Я воевал с учителями постоянно, родителей вызывали в школу то и дело, но так как совковые педагоги были все-таки людьми – в них не было и тени умысла причинить мне какое-нибудь зло. Да, не все были совершенны, поэтому нет-нет срывались и на ругань, а я бы за мои проделки вроде закладки пистона под учительский стул и уши оборвал – но были и такие, перед кем я благоговел. Например учительница музыки в 10 классе, показавшая мне в нотах Бетховена такое, что без нее я не узрел бы никогда... В школе у меня уже была тогда любовь, о которой знали все и директор даже говорила тайком с моим папой, волнуясь за меня... А я с другой девчонкой-замухрышкой играл в четыре руки увертюру Бетховена к «Эгмонту»; однажды урок музыки закончился поздно вечером, я вскочил и хотел мчать к своей любви, но учительница строго сказала:
– Маэстро! А даму проводить? Чтобы до самого метро!
Как только мы вышли из школы, девочка сказал мне:
– Ну ты беги, я знаю, тебе надо!
На что я отвечал:
– Ну уж нет, до самого до турникета! – поскольку слово учительницы музыки, великой женщины с великой душой, было для меня законом.
Сегодня есть такое в школах? Очень сомневаюсь – так как школа слепок с жизни, а в жизни с ее презрительным «совком» в адрес того, от чего ушли не верх, а вниз, это сквозящее в словце презрение чудовищно накрыло и людские отношения. Опять-таки – немыслимый в совке пример:
«Тело строителя из КНДР нашли под мостом в подмосковных Химках. Он упал с третьего этажа, после чего начальник смены вместе с другими рабочими вывезли еще живого человека с объекта и оставили умирать подальше от людских глаз. Вернулись и легли спать в вагончике... Правоохранители проводят проверку по статье «Нарушение правил безопасности при ведении строительных работ»...»

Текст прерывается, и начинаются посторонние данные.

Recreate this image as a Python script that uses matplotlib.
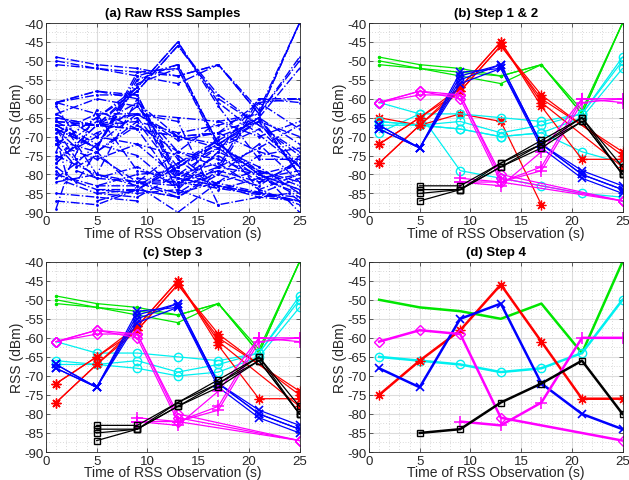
import matplotlib
matplotlib.use('Agg')
import matplotlib.pyplot as plt
from matplotlib.ticker import MultipleLocator

plt.rcParams['font.family'] = ['Liberation Sans', 'DejaVu Sans']
plt.rcParams['axes.unicode_minus'] = False

## Data: each trace is (times, RSS values)
# green group (point marker)
green_t = [[1, 5, 9, 13, 17, 21, 25], [1, 5, 9, 13, 17, 21, 25], [1, 5, 9, 13, 17, 21, 25]]
green_v = [[-49, -51, -52, -54, -51, -63, -40], [-50, -52, -53, -54, -51, -64, -40],
           [-51, -52, -54, -56, -51, -64, -40]]
# cyan group (circles)
cyan_t = [[1, 5, 9, 13, 17, 21, 25], [1, 5, 9, 13, 17, 21, 25], [1, 5, 9, 13, 17, 21, 25]]
cyan_v = [[-61, -64, -64, -65, -66, -64, -49], [-66, -67, -66, -69, -67, -64, -50],
          [-67, -67, -68, -70, -69, -65, -52]]
cyan_out_t = [[1, 5, 9, 13, 17, 21, 25], [1, 5, 9, 13, 17, 21, 25]]
cyan_out_v = [[-69, -64, -79, -81, -83, -85, -86], [-66, -67, -68, -70, -69, -74, -77]]
# red group (asterisks)
red_t = [[1, 5, 9, 13, 17, 21, 25], [1, 5, 9, 13, 17, 25], [1, 5, 9, 13, 17, 25], [1, 5, 9, 13, 17, 25]]
red_v = [[-72, -65, -57, -45, -62, -76, -76], [-77, -67, -58, -46, -60, -74],
         [-72, -65, -58, -46, -59, -75], [-77, -67, -57, -45, -61, -78]]
red_out_t = [[1, 5, 9, 13, 17]]
red_out_v = [[-65, -67, -64, -66, -88]]
# blue group (crosses)
blue_t = [[1, 5, 9, 13, 17, 21, 25]] * 4
blue_v = [[-67, -73, -54, -51, -72, -79, -83], [-68, -73, -55, -51, -72, -80, -84],
          [-67, -73, -53, -52, -73, -81, -85], [-68, -73, -56, -52, -72, -80, -84]]
# magenta group (diamonds)
mdia_t = [[1, 5, 9, 13, 25]] * 3
mdia_v = [[-61, -58, -59, -80, -87], [-61, -59, -59, -81, -87], [-61, -58, -60, -82, -87]]
# magenta group (plus)
mplus_t = [[9, 13, 17, 21, 25]] * 3
mplus_v = [[-81, -82, -78, -60, -60], [-82, -83, -74, -60, -61], [-82, -82, -79, -61, -60]]
# black group (squares)
black_t = [[5, 9, 13, 17, 21, 25]] * 4
black_v = [[-83, -83, -77, -71, -65, -78], [-84, -84, -77, -72, -65, -80],
           [-85, -84, -78, -72, -66, -80], [-87, -84, -78, -73, -66, -80]]

# extra raw samples only present in (a)
raw_t = [[1, 5, 9, 13, 17, 21, 25], [1, 5, 9, 13, 17, 21, 25], [1, 3, 5, 9, 13, 17, 21, 25],
         [1, 2, 5, 9, 13, 17, 21, 25], [1, 3, 5, 9, 13, 17, 21, 25], [1, 2, 5, 9, 13, 17, 21, 25],
         [1, 5, 9, 13, 17, 21, 25], [1, 3, 5, 9, 13, 17, 21, 25], [1, 2, 5, 9, 13, 17, 21, 25],
         [1, 5, 9, 13, 17, 21, 25], [1, 3, 5, 9, 13, 17, 21, 25], [1, 5, 9, 13, 17, 21, 25],
         [1, 5, 9], [1, 5, 9, 13], [1, 2, 5, 9, 13, 17, 21, 24, 25], [1, 5, 9, 13, 17, 21, 25],
         [1, 3, 5, 9, 13, 17, 21, 25], [2, 5, 9, 13, 17, 21, 25], [1, 5, 9, 13, 17, 21, 24, 25],
         [3, 5, 9, 13, 17, 21, 25], [1, 5, 9, 13, 17, 21, 25], [1, 2, 5, 9, 13, 17, 21, 25],
         [1, 5, 9, 13, 17, 21, 25], [1, 3, 5, 9, 13, 17, 21, 25]]
raw_v = [[-64, -70, -62, -74, -66, -70, -66], [-66, -72, -64, -70, -72, -65, -72],
         [-68, -76, -74, -66, -80, -73, -68, -78], [-70, -80, -63, -68, -83, -80, -72, -82],
         [-72, -78, -75, -82, -74, -76, -80, -86], [-74, -68, -80, -60, -85, -82, -75, -73],
         [-76, -69, -65, -78, -71, -84, -80], [-78, -82, -74, -84, -86, -79, -82, -77],
         [-79, -82, -85, -86, -80, -77, -84, -88], [-80, -83, -80, -79, -83, -86, -87],
         [-81, -77, -72, -75, -84, -74, -79, -82], [-82, -80, -83, -90, -82, -79, -90],
         [-85, -86, -87], [-87, -88, -84, -86], [-89, -81, -84, -85, -84, -88, -86, -85, -87],
         [-65, -67, -61, -70, -73, -78, -85], [-62, -70, -66, -64, -71, -69, -61, -68],
         [-73, -76, -72, -81, -75, -82, -80], [-71, -74, -67, -74, -78, -80, -78, -75],
         [-79, -81, -78, -83, -70, -66, -70], [-64, -60, -62, -76, -84, -81, -79],
         [-70, -74, -81, -82, -86, -80, -83, -76], [-75, -80, -82, -85, -78, -73, -67],
         [-68, -73, -70, -72, -75, -83, -85, -81]]

# step 4 (one trace per group)
s4_green_t, s4_green_v = [1, 5, 9, 13, 17, 21, 25], [-50, -52, -53, -55, -51, -64, -40]
s4_cyan_t, s4_cyan_v = [1, 5, 9, 13, 17, 21, 25], [-65, -66, -67, -69, -68, -64, -50]
s4_red_t, s4_red_v = [1, 5, 9, 13, 17, 21, 25], [-75, -66, -58, -46, -61, -76, -76]
s4_blue_t, s4_blue_v = [1, 5, 9, 13, 17, 21, 25], [-68, -73, -55, -51, -72, -80, -84]
s4_mdia_t, s4_mdia_v = [1, 5, 9, 13, 25], [-61, -58, -59, -81, -87]
s4_mplus_t, s4_mplus_v = [9, 13, 17, 21, 25], [-82, -83, -77, -60, -60]
s4_black_t, s4_black_v = [5, 9, 13, 17, 21, 25], [-85, -84, -77, -72, -66, -80]

GREEN = '#00e600'
CYAN = '#00f0f0'
MAG = '#ff00ff'
ASTER = (8, 2, 0)
styles = {
    'green': dict(color=GREEN, marker='.', ms=3),
    'cyan': dict(color=CYAN, marker='o', mfc='none', ms=6),
    'red': dict(color='#ff0000', marker=ASTER, ms=7, mew=0.9),
    'blue': dict(color='#0000ff', marker='x', ms=6, mew=1.2),
    'mdia': dict(color=MAG, marker='D', mfc='none', ms=5),
    'mplus': dict(color=MAG, marker='+', ms=8, mew=1.1),
    'black': dict(color='k', marker='s', mfc='none', ms=5),
}


def setup(ax, title):
    ax.set_xlim(0, 25)
    ax.set_ylim(-90, -40)
    ax.xaxis.set_major_locator(MultipleLocator(5))
    ax.yaxis.set_major_locator(MultipleLocator(5))
    ax.xaxis.set_minor_locator(MultipleLocator(1))
    ax.yaxis.set_minor_locator(MultipleLocator(2.5))
    ax.grid(True, which='major', color='#dcdcdc', lw=0.8)
    ax.grid(True, which='minor', color='#b8b8b8', lw=0.5, ls=(0, (1, 3)))
    ax.set_axisbelow(True)
    ax.tick_params(which='both', direction='in', top=True, right=True,
                   labelsize=9.5, colors='#262626', width=0.5, pad=2)
    ax.tick_params(which='major', length=3)
    ax.tick_params(which='minor', length=0)
    for s in ax.spines.values():
        s.set_color('#262626')
        s.set_linewidth(0.6)
    ax.set_title(title, fontsize=9.5, fontweight='bold', pad=5)
    ax.set_xlabel('Time of RSS Observation (s)', fontsize=10, color='#262626', labelpad=-1)
    ax.set_ylabel('RSS (dBm)', fontsize=10, color='#262626', labelpad=0)


def draw_groups(ax, groups, lw):
    for name, ts, vs in groups:
        for t, v in zip(ts, vs):
            ax.plot(t, v, lw=lw, **styles[name])


fig = plt.figure(figsize=(6.29, 4.81), dpi=100)
ax_a = fig.add_axes([0.0731, 0.5565, 0.4031, 0.3936])
ax_b = fig.add_axes([0.5866, 0.5565, 0.4031, 0.3936])
ax_c = fig.add_axes([0.0731, 0.0582, 0.4031, 0.3956])
ax_d = fig.add_axes([0.5866, 0.0582, 0.4031, 0.3956])

main_groups = [('green', green_t, green_v), ('cyan', cyan_t, cyan_v), ('red', red_t, red_v),
               ('blue', blue_t, blue_v), ('mdia', mdia_t, mdia_v), ('mplus', mplus_t, mplus_v),
               ('black', black_t, black_v)]
out_groups = [('cyan', cyan_out_t, cyan_out_v), ('red', red_out_t, red_out_v)]

# (a) raw samples, all blue dash-dot
all_t = raw_t + cyan_out_t + red_out_t
all_v = raw_v + cyan_out_v + red_out_v
for _, ts, vs in main_groups:
    all_t = all_t + ts
    all_v = all_v + vs
for t, v in zip(all_t, all_v):
    ax_a.plot(t, v, color='#0000ff', ls='-.', lw=1.0, marker='.', ms=2)
setup(ax_a, '(a) Raw RSS Samples')

# (b) step 1 & 2
draw_groups(ax_b, out_groups + main_groups, 0.9)
setup(ax_b, '(b) Step 1 & 2')

# (c) step 3
draw_groups(ax_c, main_groups, 0.9)
setup(ax_c, '(c) Step 3')

# (d) step 4
s4 = [('green', s4_green_t, s4_green_v), ('cyan', s4_cyan_t, s4_cyan_v), ('red', s4_red_t, s4_red_v),
      ('blue', s4_blue_t, s4_blue_v), ('mdia', s4_mdia_t, s4_mdia_v), ('mplus', s4_mplus_t, s4_mplus_v),
      ('black', s4_black_t, s4_black_v)]
for name, t, v in s4:
    st = dict(styles[name])
    if name == 'green':
        st['marker'] = None
    ax_d.plot(t, v, lw=1.8, **st)
setup(ax_d, '(d) Step 4')

plt.savefig('out.png', dpi=100)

Если наше накрывшееся то ли заслуженно, то ли нет вчерашнее, где было и все, о чем я рассказал – совок, то как назвать пришедшее взамен, где ничего подобного той советской человечности уже не стало? Мусором с того совка, страшно возгордившимся освобождением от своей вчерашней колыбели? Огрызком, возомнившим себя совершенней яблока, поскольку то было с бочком, а этот уже без всяких бочков, в полном счастье со своим мусорным бачком? Ну или как еще наречь этот новострой, где училка заставляет мальца ссаться в классе, а работяги швыряют своего классово близкого, но кассово чуждого собрата подыхать в канаве под мостом?